AOC’s worried about cow farts because she’s afraid they’ll sound more intelligent than the flatulence that’s coming from her own mouth...
A little correction to the physiology of cows, please.
Cows do not “fart” methane, they actually belch it, and it is exhaled with their breath. Cows are ruminants, and without the rumen, they would be quite unable to successfully digest grass or most fibrous foodstuffs.
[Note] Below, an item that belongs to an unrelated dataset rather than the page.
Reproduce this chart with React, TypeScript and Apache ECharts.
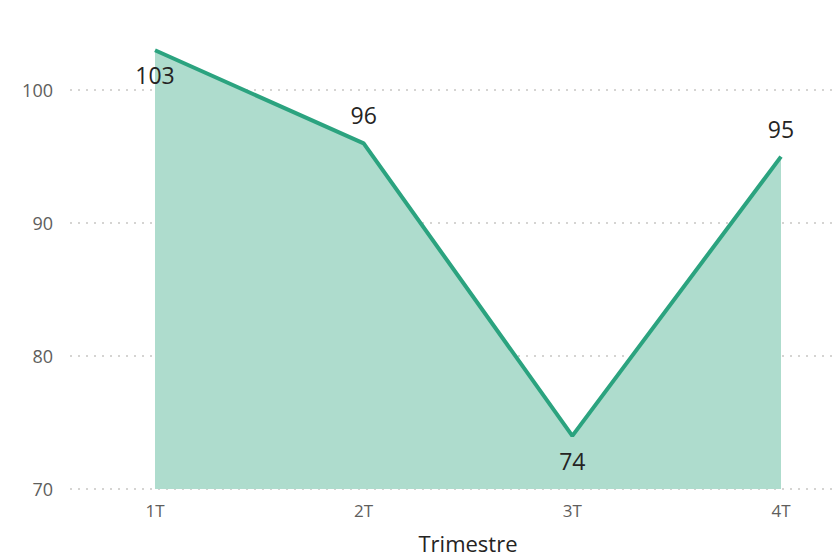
import React, { useEffect, useRef } from "react";
import * as echarts from "echarts";

const categories = ["1T", "2T", "3T", "4T"];
const values = [103, 96, 74, 95];
const labelPositions = ["bottom", "top", "bottom", "top"];
const yTicks = [70, 80, 90, 100];

const FONT = "'Segoe UI', 'Open Sans', 'DejaVu Sans', sans-serif";

export default function App() {
  const ref = useRef<HTMLDivElement>(null);
  useEffect(() => {
    if (!ref.current) return;
    const chart = echarts.init(ref.current, undefined, { renderer: "svg" });
    const yMin = yTicks[0];
    const yMax = 104;
    chart.setOption({
      animation: false,
      backgroundColor: "#ffffff",
      grid: [
        { left: 70, right: 0, top: 37, bottom: 70, outerBoundsMode: "none", containLabel: false },
        { left: 155, right: 54, top: 37, bottom: 70, outerBoundsMode: "none", containLabel: false },
      ],
      xAxis: [
        { gridIndex: 0, type: "category", data: categories, show: false },
        {
          gridIndex: 1,
          type: "category",
          data: categories,
          boundaryGap: false,
          axisLine: { show: false },
          axisTick: { show: false },
          axisLabel: { color: "#605E5C", fontSize: 17, fontFamily: FONT, margin: 13 },
          name: "Trimestre",
          nameLocation: "middle",
          nameGap: 43,
          nameTextStyle: { color: "#252423", fontSize: 22, fontFamily: FONT },
        },
      ],
      yAxis: [
        {
          gridIndex: 0,
          type: "value",
          min: yMin,
          max: yMax,
          interval: 10,
          axisLine: { show: false },
          axisTick: { show: false },
          axisLabel: {
            color: "#605E5C",
            fontSize: 18,
            fontFamily: FONT,
            margin: 17,
            showMaxLabel: false,
            formatter: (v: number) => (yTicks.includes(v) ? String(v) : ""),
          },
          splitLine: {
            show: true,
            showMaxLine: false,
            lineStyle: { color: "#C8C6C4", type: [2, 6], width: 1.5 },
          },
        },
        { gridIndex: 1, type: "value", min: yMin, max: yMax, show: false },
      ],
      series: [
        {
          type: "line",
          xAxisIndex: 1,
          yAxisIndex: 1,
          data: values.map((v, i) => ({
            value: v,
            label: {
              position: labelPositions[i],
              distance: labelPositions[i] === "top" ? 16 : 13,
            },
          })),
          symbol: "circle",
          symbolSize: 1,
          itemStyle: { color: "rgba(0,0,0,0)", borderWidth: 0 },
          lineStyle: { color: "#2BA37F", width: 4 },
          areaStyle: { color: "#AEDCCD", opacity: 1, origin: "start" },
          label: {
            show: true,
            color: "#252423",
            fontSize: 23,
            fontFamily: FONT,
          },
        },
      ],
    });
    return () => chart.dispose();
  }, []);
  return (
    <div
      ref={ref}
      style={{ position: "fixed", left: 0, top: 0, width: 835, height: 559 }}
    />
  );
}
The cow, like most ruminants, has four distinct parts to process food before it reaches their intestine. There is the reticulum, where the grass, as it is eaten, first passes to, and is compressed into small balls about the size of a human fist. When finished grazing, the cow lies down, and in a carefully controlled regurgitation, these balls of grass come back up to the cow’s esophagus to the mouth, where they are chewed to a very fine consistency, then re-swallowed, following a different groove in the esophagus, and entering the rumen, which is essentially a large fermentation tank, with a huge colony of various microbiota, which actually do the job of digesting the grass and other fibrous foods. This is where the methane, among other side products, is formed, as well as virtually all the proteins, lipids, and most of the vitamins that eventually find their way into milk. After this processing of all the fibrous foods is taken to its final point, the now dying bacteria are passed to the omasum. The main functions of the omasum are to absorb short chain volatile fatty acids (acetate, propionate, and butyrate), electrolytes, and water. From here, the material passes to the abomasum, the “true stomach”, which acts in the same manner as in all other mammalian species, using hydrochloric acid and various glands to further process non-fibrous foods and the mass of now-dead microbiota into a slurry from which the intestines can extract all the energy and protein constituents that go to fuel and rebuild the rest of the body of the cow.
A completely different kind of microbiota takes over in the intestine, in which some methane is formed, but at very much smaller quantity than that produced in the rumen. Most of a cow’s “fart” is carbon dioxide.